The GNSS-TG uses both direct GNSS-signals and GNSS-signals that are reflected off the sea surface. This is done using a zenith-looking Right Hand Circular Polarized (RHCP) and a nadir-looking Left Hand Circular Polarized (LHCP) antenna, respectively. Each of the two antennas is connected to a standard geodetic-type GNSS-receiver. The analysis of the data received with the RHCP-antenna allows one to determine land motion, while the analysis of the data received with the LHCP-antenna allows one to determine the sea surface height. Analysing both data sets together results in local sea level that is automatically corrected for land motion, meaning that the GNSS-TG can provide reliable sea-level estimates even in tectonically active regions.

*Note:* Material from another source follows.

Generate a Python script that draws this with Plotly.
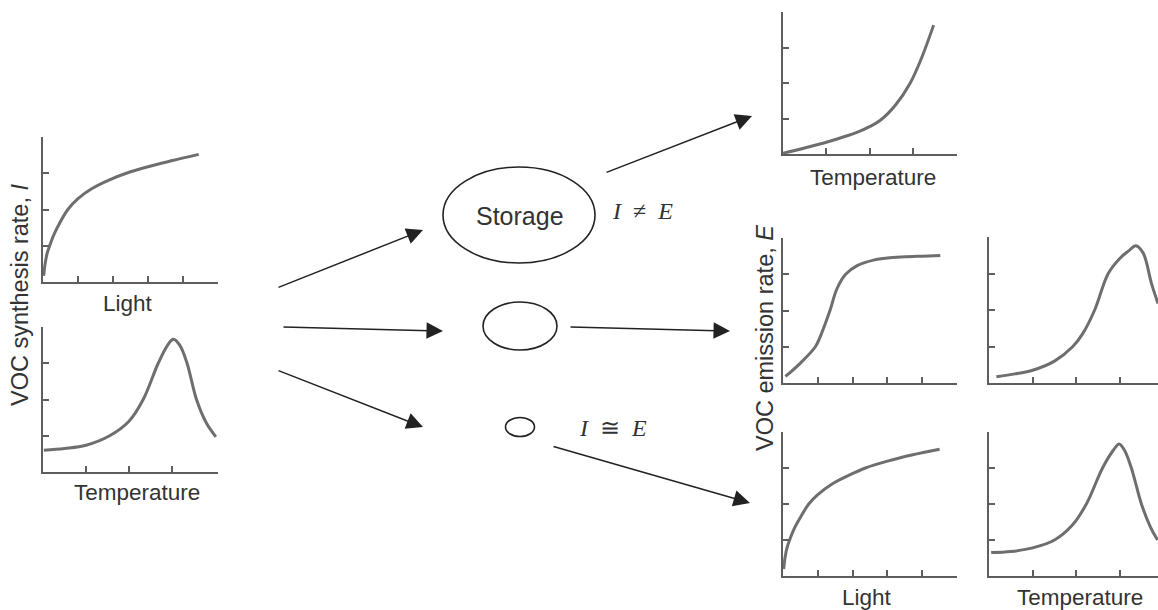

Previous results from the GNSS-TG, using carrier phase data, show a Root-Mean-Square (RMS) agreement of less than 5.9 cm with stilling well gauges located 18 km and 33 km away from OSO (Löfgren et al., 2011). This is lower than the RMS agreement between the two stilling well gauges (6.1 cm). Furthermore, significant ocean tidal signals have been derived from a several months long time series. Additionally, preliminary results from analysis of the Signal-to-Noise Ratio (SNR) from the RHCP antenna show an RMS agreement of 4.5 cm with a linear combination of the previously mentioned stilling well gauges (Larson et al., 2011).
We present new sea level results from the GNSS-TG data set, assessing several different analysis strategies. For example, we investigate optimal ways to analyse the carrier phase data (using observations from both antennas) and compare the results to those derived from the SNR analysis (using observations from the RHCP antenna only). Furthermore, the processing results are compared to independently derived sea level observations from co-located pressure sensor gauges.
References:
Löfgren J.S., Haas R., Scherneck H-G., Bos M.S., (2011), Three months of local sea level derived from reflected GNSS signals, Radio Science, 46 (RS0C05).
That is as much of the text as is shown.